After promotion to temporary Lieutenant General in 1890, Mackesy was made a substantive Major General on 10 December 1892. In 1897, he retired as a Lieutenant General onto the Unemployed Supernumerary List of the Indian Army.

==Personal life==
On 1 September 1870, at St Mary's, Chelsea, while a Major in the Bengal Staff Corps on home leave, Mackesy married Teresa Mary Creagh, a daughter of Pierse Creagh, late of Mountjoy Square, Dublin, and Bryan's Castle, County Clare. A daughter was born at Lahore on 13 January 1872. They also had three sons.

Mackesy retired to the parish of St George Hanover Square, Westminster, in 1897. In 1898, his daughter Violet Mary was married in Kensington.

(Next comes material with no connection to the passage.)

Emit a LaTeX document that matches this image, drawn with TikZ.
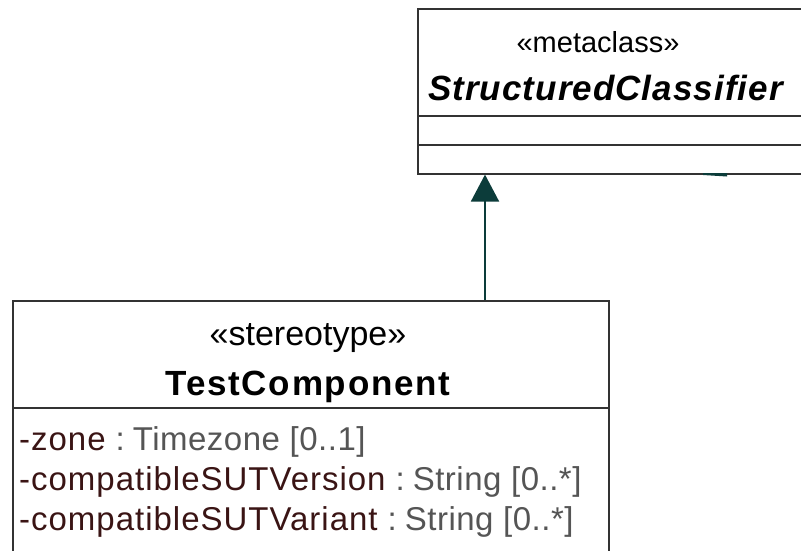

At the time of the 1911 United Kingdom census, Mackesy and his wife were living at 65, Albert Hall Mansions, Knightsbridge, with two servants, a cook and a parlourmaid. They stated their places of birth as Waterford and Dublin respectively, and Mrs Mackesy was aged sixty.

Mackesy died at Albert Hall Mansions on 6 March 1914, leaving an estate valued at £1,836, .

The Mackesys' son Pierse Joseph Mackesy (1883–1956) became a British Army major-general. His son Piers Mackesy (1924–2014) was a military historian.